I thought that the shearing commentary from the footage was hilarious, so I used it word for word. The footage showed me that at the end of the competition there was a fashion show.

Then I wanted to work in the story about the pill. I rang Family Planning to ask about the history of the pill. They gave me the contact details of a doctor who was working in 1961. She told me that at the time, the law stated that a woman had to be married to get a prescription. She said that lots of single women who wanted to get the pill would go to a different town, (so no one knew who they were) and pretend to be married. Once, she told me, she heard a story of a nurse loaning a young woman her own wedding ring to fool the doctor.

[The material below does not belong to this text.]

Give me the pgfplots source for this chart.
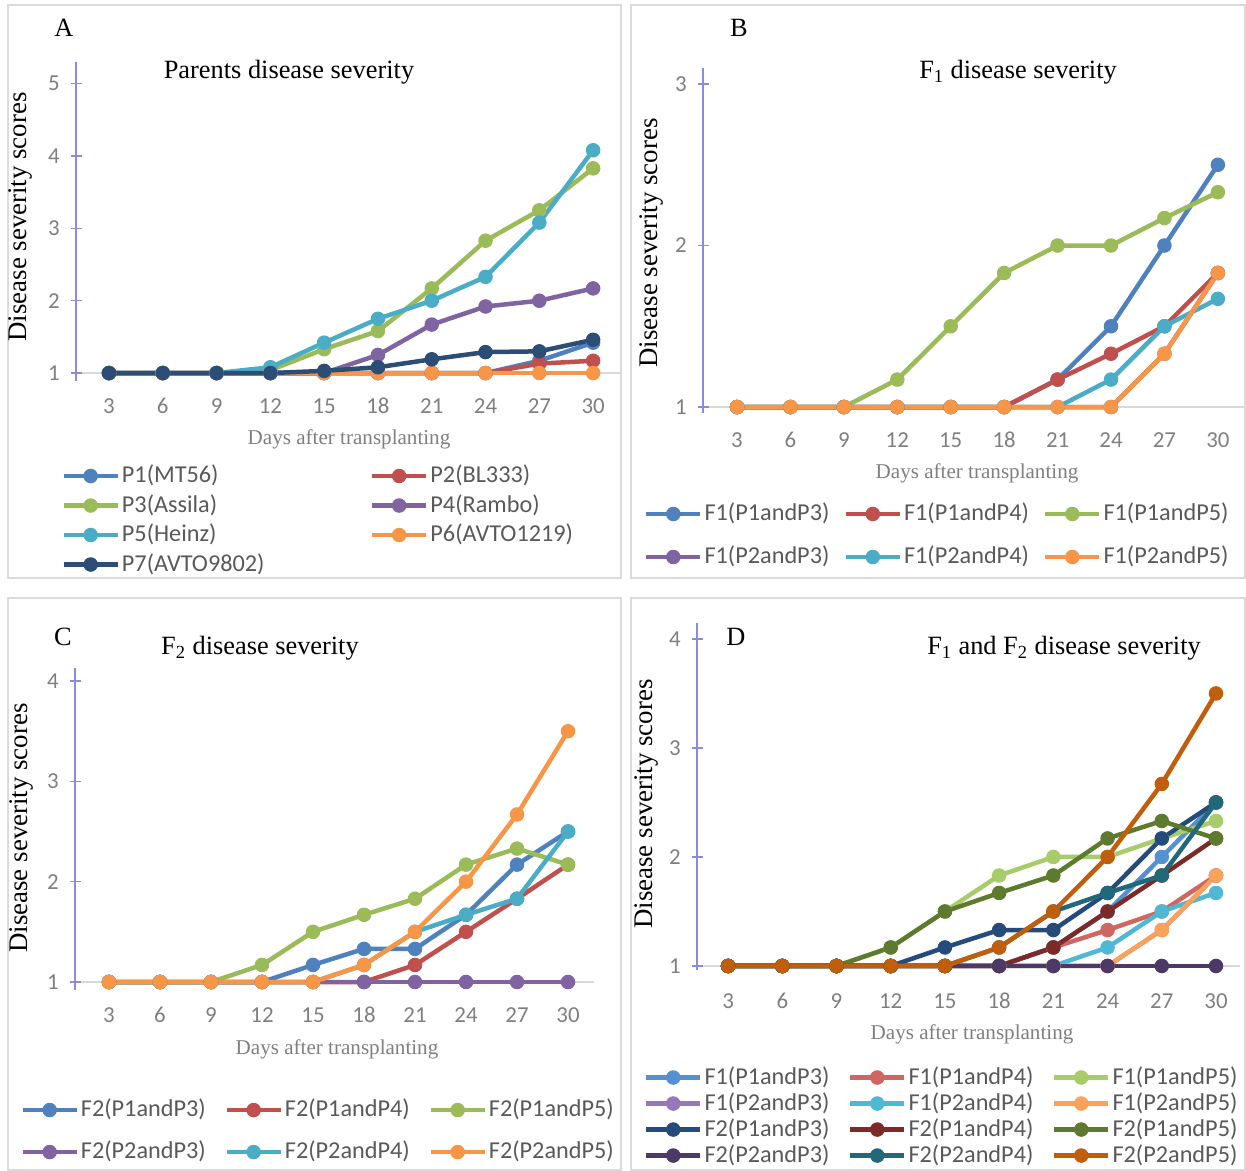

So I decided to make one of the characters (Rebecca) a clothing designer who has come to Masterton to put on the Golden Shears fashion show. She decides to use the fact that she’s in a town where no one knows her to get the pill. But she needs help. So she asks Bruno – a camera operator for the Golden Shears who’s the same age and happens to be staying in her motel. So after a little bit of online research, I had the bones of my scene.”

Scene from On the Upside Down of the World.

Devise/Scripting technique: Adapting a story from a book.

“I was on holiday in the Bay of Islands and I needed a book. I went to a second hand shop, and in a basket by the road was a box of books marked ‘free to a good home’. I saw one called Our Maoris by Lady Martin. It made me laugh because it sounded like it was going to be an old-fashioned person accidentally being very culturally insensitive. So I took it home and read it. When I did, I couldn’t believe it. Mary Martin’s story jumped out at me. She was disabled, and arrived in New Zealand just after the signing of the treaty – she was one of the first Pākehā women to arrive in New Zealand. At first she didn’t speak Māori and she had a very difficult time getting enough to eat. She told a story about how hard it was to buy a pig when she could only speak English and the owner of the pig could only speak Māori. Then, when she learned Māori, it was so much easier.

I liked the moral of this story – if you want to survive you have to learn to communicate with other people on their terms. So I started writing it as a play around that theme.”